Guiding Lights

Owen Edwards, an old hand at writing our “Object at Hand” column, explains and how he developed a passion for motorcycle racing

Course du BOC 2010
Course du BOC 2010 Wikimedia Commons

I hear you race motorcycles—how did you get involved in that?
I got in very late by motorcycle standards. I had a motorcycle early on when my kids were about 3 and 4, and I had a crash out on Long Island, and so I decided I better stick around—insofar as I could guarantee that—until the kids didn't need me financially. When my son—the youngest—graduated from college and the first August came around, I went right down to the Ducati dealer here in San Francisco and I said, "Give me that one." I like to go fast, so I got into going out on the race track. My wife has asked me how long I think I'm going to be doing it, and I have no idea. I think when all the young guys won't go out on the track with me because they're too afraid I'll die of a heart attack, I'll stop. So far so good.

How many "Objects at Hand" do you think you've written for us?
I don't really know. it's been quite a lot. I can't remember what the first one was, but these are all over the place—I never know what I'm going to be asked to write about. They can be anything from a gold record from the Village People—definitely one of the strangest—to a piece about Amelia Earhardt's flight jacket. I do try to make a connection with why I'm doing something. A good example would be when I wrote about Artie Shaw's clarinet, and I so well remembered my parents being enthralled by Artie's music when they were young and glamorous and I was just a little kid looking on. And then I had the extreme good fortune to be able to have a half an hour on the phone with Artie Shaw.

[An exhaustive count shows that Edwards has written a total of 35 "Object at Hand" columns since October 2003. The first object was a compass used by Lewis and Clark.]

What was your favorite "Object"?
Probably my favorite, and what I consider the wackiest Smithsonian acquisition, is the puffy shirt from "Seinfeld." I'm an absolutely rabid "Seinfeld" fan, and I've probably seen every episode 20 times.
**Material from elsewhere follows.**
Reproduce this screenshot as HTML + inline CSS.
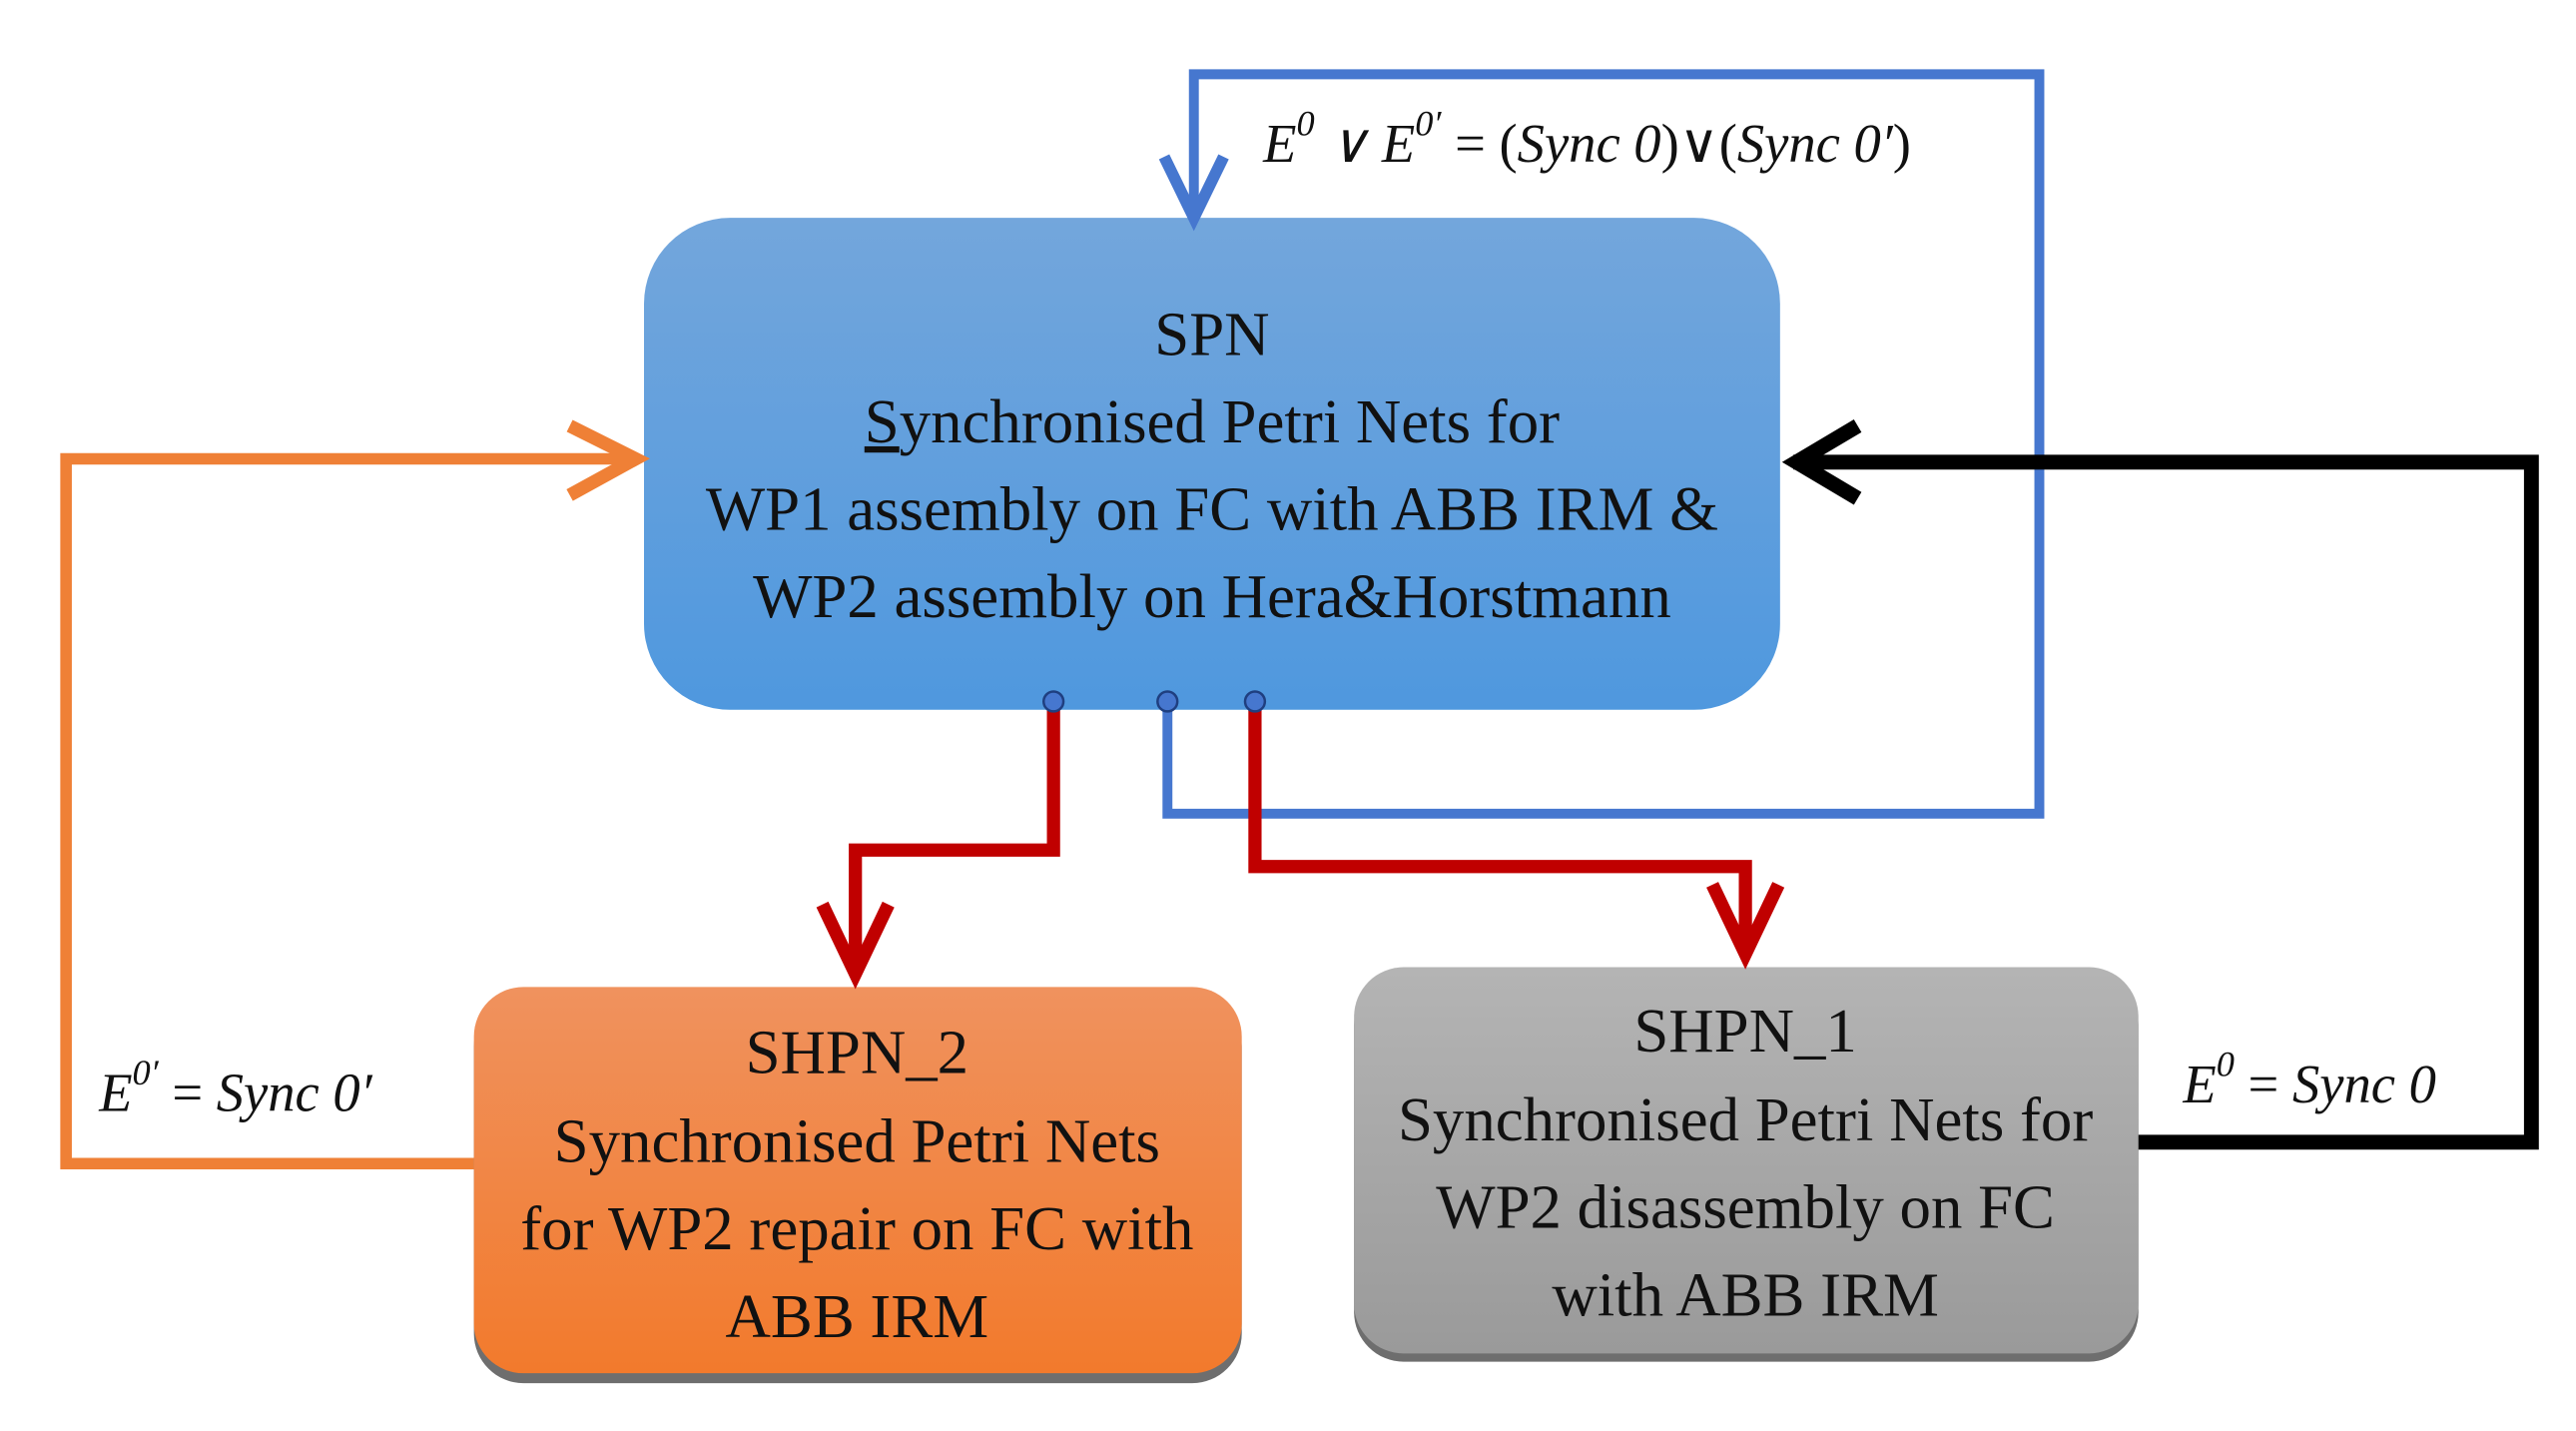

And they stay funny, unlike almost everything that's ever been on television. In doing the puffy shirt, I went to the miracle of the internet. You can access almost every "Seinfeld" script, and I read the puffy shirt script, and it was absolutely hilarious—it was as funny reading it as it had been to see it.

There was also an NBC microphone I wrote about that had been used by Sid Caesar. Sometimes these things are not so easy to bring to life—a microphone is, in the end, just a microphone—but I left a message with Mel Brooks asking him to please call me, because I knew he'd worked with Caesar. I was driving down Route 280 [in California] doing 70 mph or something, and the phone rang. Wouldn't you know, it was Mel Brooks calling me back. And I couldn't find an exit. I needed to get off so I could take notes! He was so voluble, just chattering away, and here I was trying to remember it all. It was like seeing a great painter working with a stick on the beach and the tide was coming in. I did remember most of it, though, and he gave me very funny stories about the microphone. It was one of those moments when I realized the great thing about being able to write this column is that all of these things have a fabulous back story if you can find it.

What was the most challenging object?
Sometimes the problem is you think everybody knows the story. When the object is less arcane, I worry. Smithsonian readers know a lot—this is an extremely knowledgeable readership. There are readers out there who know more than any of us. An example of that is the piece I'm working on now about Amelia Earhardt's flight jacket. I have to decide how much of the story of Amelia Earhardt I should be telling without patronizing readers who already know it. But in a way, the most difficult one I do is always the one I'm doing at the moment. I sometimes think [the editors] are playing a game with me. I amuse myself but thinking that they sit around and say, "Let's have him do this—he'll never find a way to do this one." It's always a challenge, but so far, so good, I hope.

What about the one in the June issue, Leslie Payne's airplane?
I'd never heard of Leslie Payne, so this was all new to me. The curator was very interesting, as most of the Smithsonian curators are. The man who ended up preserving these fantastical airplanes was one of those selfless people. He took on this unknown American folk artist—whose family just thought he was slightly nuts—and he brought these things out of weed-overgrown oblivion at considerable cost and energy and labor. That's always, to me, a great story. There's always a hero here—the person who made a discovery or took the effort to have something saved, preserved and into the Smithsonian.

You also wrote about LeRoy Grannis' surf photos in this issue.
I knew LeRoy Grannis' work, and I have friend out here who are surfers. My daughter is a surfer. I've never gotten into surfing, and I guess motorcycles have taken care of that aspect of my life. [Grannis] is close to 90, and he surfed until he was 85. He still goes to the beach every day. That was impressive—I collect guys like that as guiding lights.